▶ **MATERIAL**

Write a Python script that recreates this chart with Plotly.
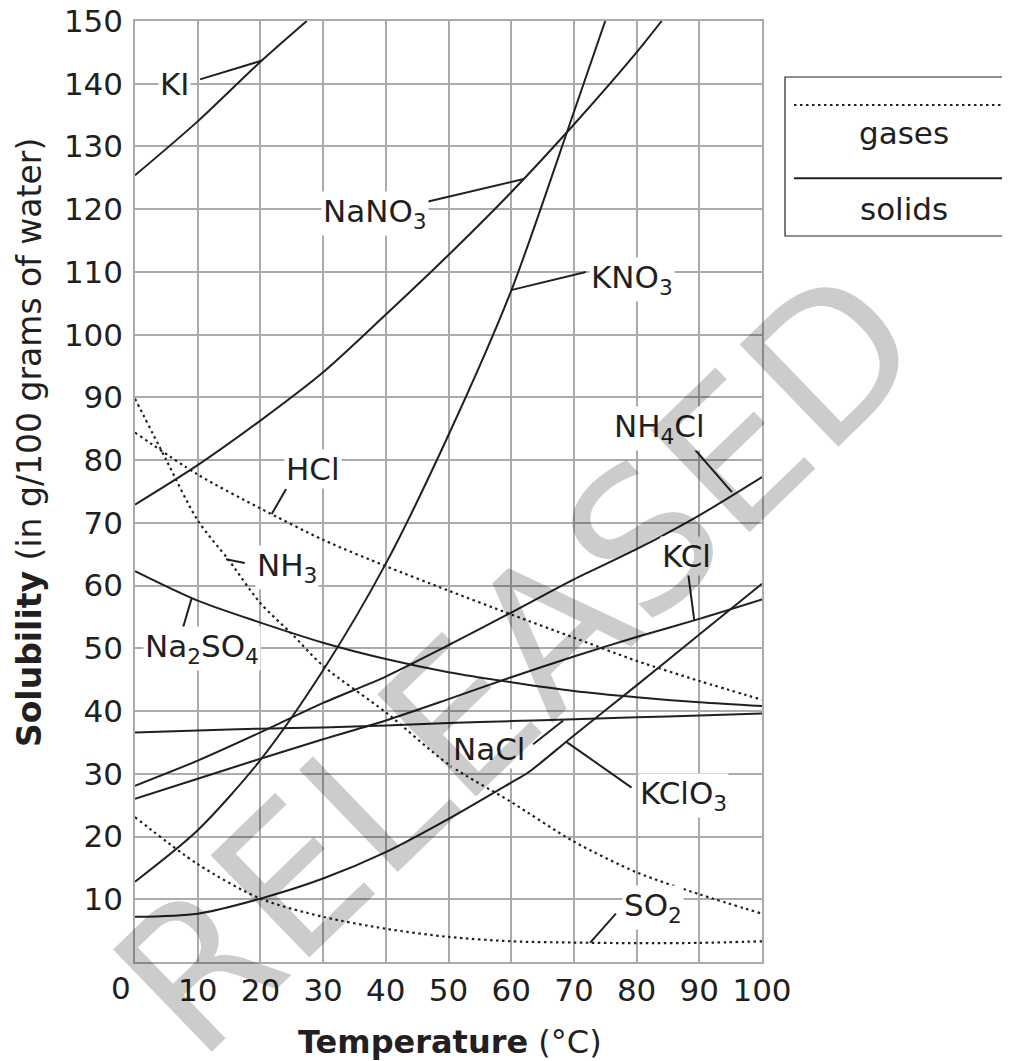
import plotly.graph_objects as go

# ---------------- data ----------------
T = [0, 10, 20, 30, 40, 50, 60, 70, 80, 90, 100]

KI_T = [0, 10, 20, 27.4]
KI = [125.4, 134, 143.5, 150]

NaNO3_T = [0, 10, 20, 30, 40, 50, 60, 70, 80, 84]
NaNO3 = [72.9, 79.2, 86.3, 94, 103.2, 112.7, 122.7, 133.5, 145, 150]

KNO3_T = [0, 10, 20, 30, 40, 50, 60, 70, 75]
KNO3 = [12.8, 21, 32.2, 46.5, 63.5, 84, 107, 135.5, 150]

NH4Cl = [28.1, 32.1, 36.6, 41.3, 45.5, 50.5, 55.7, 61, 65.8, 71.2, 77.3]
KCl = [26, 29.2, 32.4, 35.5, 38.5, 41.9, 45.4, 48.7, 51.8, 54.7, 57.8]
NaCl = [36.6, 36.9, 37.2, 37.4, 37.7, 38.1, 38.4, 38.7, 39, 39.3, 39.6]
Na2SO4 = [62.3, 57.6, 54.1, 50.9, 48.3, 46.2, 44.6, 43.2, 42.2, 41.4, 40.8]

KClO3_T = [0, 10, 20, 30, 40, 50, 60, 62.7, 70, 80, 90, 100]
KClO3 = [7.2, 7.7, 10.1, 13.3, 17.5, 22.8, 28.6, 30.2, 36.1, 44.1, 52.2, 60.3]

HCl = [84.4, 77.7, 72.3, 67.3, 63.1, 59.2, 55.4, 51.7, 48, 44.8, 41.8]

NH3_T = [0, 5, 10, 15, 20, 25, 30, 40, 50, 60, 70, 80, 90, 100]
NH3 = [89.8, 80, 70.4, 64, 57.2, 52.3, 47.2, 39.8, 31.5, 25.5, 19.2, 14.3, 10.8, 7.7]

SO2 = [23.1, 15.6, 10.1, 7.2, 5.3, 4.0, 3.3, 3.1, 3.0, 3.05, 3.3]

x_ticks = [10, 20, 30, 40, 50, 60, 70, 80, 90, 100]
y_ticks = [10, 20, 30, 40, 50, 60, 70, 80, 90, 100, 110, 120, 130, 140, 150]

solids = [
    ("KI", KI_T, KI), ("NaNO3", NaNO3_T, NaNO3), ("KNO3", KNO3_T, KNO3),
    ("NH4Cl", T, NH4Cl), ("KCl", T, KCl), ("NaCl", T, NaCl),
    ("Na2SO4", T, Na2SO4), ("KClO3", KClO3_T, KClO3),
]
gases = [("HCl", T, HCl), ("NH3", NH3_T, NH3), ("SO2", T, SO2)]

# labels: text, anchor (left x, top y in data units), leader from -> to
label_text = ["KI", "NaNO<sub>3</sub>", "KNO<sub>3</sub>", "HCl", "NH<sub>3</sub>",
              "Na<sub>2</sub>SO<sub>4</sub>", "NH<sub>4</sub>Cl", "KCl", "NaCl",
              "KClO<sub>3</sub>", "SO<sub>2</sub>"]
label_pos = [(3.67, 143.1), (29.67, 122.9), (72.4, 112.4), (23.8, 81.8), (19.1, 66.4),
             (1.28, 53.6), (76.1, 88.6), (83.7, 67.9), (50.4, 37.1), (80.2, 30.1),
             (77.7, 12.2)]
leaders = [((10.37, 140.7), (20.25, 143.7)), ((46.6, 121.2), (62.0, 124.8)),
           ((71.9, 110.0), (59.97, 107.1)), ((24.1, 75.4), (21.8, 71.4)),
           ((17.5, 63.6), (14.5, 64.2)), ((7.6, 53.1), (9.04, 58.0)),
           ((88.5, 82.6), (95.2, 74.9)), ((88.2, 62.1), (89.2, 54.4)),
           ((63.5, 34.7), (68.3, 38.5)), ((79.2, 27.8), (68.8, 35.1)),
           ((76.7, 7.7), (72.6, 3.1))]

INK = "#231f20"
GRID = "#ababab"
FONT = "DejaVu Sans"
DOT = "2.5px,3.5px"

fig = go.Figure()
for name, xs, ys in solids:
    fig.add_trace(go.Scatter(x=xs, y=ys, mode="lines", name=name,
                             line=dict(color=INK, width=2, shape="spline", smoothing=0.8),
                             showlegend=False, hoverinfo="skip"))
for name, xs, ys in gases:
    fig.add_trace(go.Scatter(x=xs, y=ys, mode="lines", name=name,
                             line=dict(color=INK, width=2.2, dash=DOT, shape="spline", smoothing=0.8),
                             showlegend=False, hoverinfo="skip"))

shapes = []
for (x0, y0), (x1, y1) in leaders:
    shapes.append(dict(type="line", xref="x", yref="y", x0=x0, y0=y0, x1=x1, y1=y1,
                       line=dict(color=INK, width=2), layer="above"))

# key box (top right)
shapes.append(dict(type="rect", xref="paper", yref="paper", x0=1.0367, x1=1.42,
                   y0=0.7715, y1=0.9405, line=dict(color=INK, width=1.2)))
shapes.append(dict(type="line", xref="paper", yref="paper", x0=1.051, x1=1.42,
                   y0=0.9107, y1=0.9107, line=dict(color=INK, width=2, dash=DOT)))
shapes.append(dict(type="line", xref="paper", yref="paper", x0=1.051, x1=1.42,
                   y0=0.8328, y1=0.8328, line=dict(color=INK, width=2)))

annotations = []
for txt, (lx, ly) in zip(label_text, label_pos):
    annotations.append(dict(x=lx, y=ly, xref="x", yref="y", text=txt, showarrow=False,
                            xanchor="left", yanchor="top", bgcolor="white",
                            font=dict(family=FONT, size=31, color=INK)))

def ptext(x, y, text, size=31, angle=0, color=INK):
    return dict(x=x, y=y, xref="paper", yref="paper", text=text, showarrow=False,
                xanchor="center", yanchor="middle", textangle=angle,
                font=dict(family=FONT, size=size, color=color))

annotations += [
    ptext(1.2265, 0.8806, "gases"),
    ptext(1.2265, 0.7999, "solids"),
    ptext(-0.0223, -0.0278, "0"),
    ptext(0.5024, -0.085, "<b>Temperature</b> (°C)", size=32),
    ptext(-0.169, 0.5515, "<b>Solubility</b> (in g/100 grams of water)", size=33, angle=-90),
    ptext(0.612, 0.319, "RELEASED", size=195, angle=-44, color="rgba(0,0,0,0.2)"),
]

fig.update_layout(
    width=1010, height=1061,
    margin=dict(l=127, r=256, t=13, b=107),
    paper_bgcolor="white", plot_bgcolor="white",
    font=dict(family=FONT, size=31, color=INK),
    shapes=shapes, annotations=annotations, showlegend=False,
)
fig.update_xaxes(range=[0, 100], tickvals=x_ticks, showgrid=True, gridcolor=GRID, gridwidth=1.5,
                 showline=True, linecolor=GRID, linewidth=1.5, mirror=True, zeroline=False,
                 automargin=False, ticks="", ticklabelstandoff=0, ticklabeloverflow="allow",
                 tickfont=dict(family=FONT, size=31, color=INK))
fig.update_yaxes(range=[0, 150], tickvals=y_ticks, showgrid=True, gridcolor=GRID, gridwidth=1.5,
                 showline=True, linecolor=GRID, linewidth=1.5, mirror=True, zeroline=False,
                 automargin=False, ticks="", ticklabelstandoff=4, ticklabeloverflow="allow",
                 tickfont=dict(family=FONT, size=31, color=INK))

fig.write_html("out.html")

▶ **GIVEN PROBLEM**
Leave out the pictures. Transcribe only the lines above, from the first through the one that contains "KNO3 = [12.8, 21, 32.2, 46.5, 63.5, 84, 107, 135.5, 150]".

▶ **COMPLETE ANSWER**
Write a Python script that recreates this chart with Plotly.
import plotly.graph_objects as go

# ---------------- data ----------------
T = [0, 10, 20, 30, 40, 50, 60, 70, 80, 90, 100]

KI_T = [0, 10, 20, 27.4]
KI = [125.4, 134, 143.5, 150]

NaNO3_T = [0, 10, 20, 30, 40, 50, 60, 70, 80, 84]
NaNO3 = [72.9, 79.2, 86.3, 94, 103.2, 112.7, 122.7, 133.5, 145, 150]

KNO3_T = [0, 10, 20, 30, 40, 50, 60, 70, 75]
KNO3 = [12.8, 21, 32.2, 46.5, 63.5, 84, 107, 135.5, 150]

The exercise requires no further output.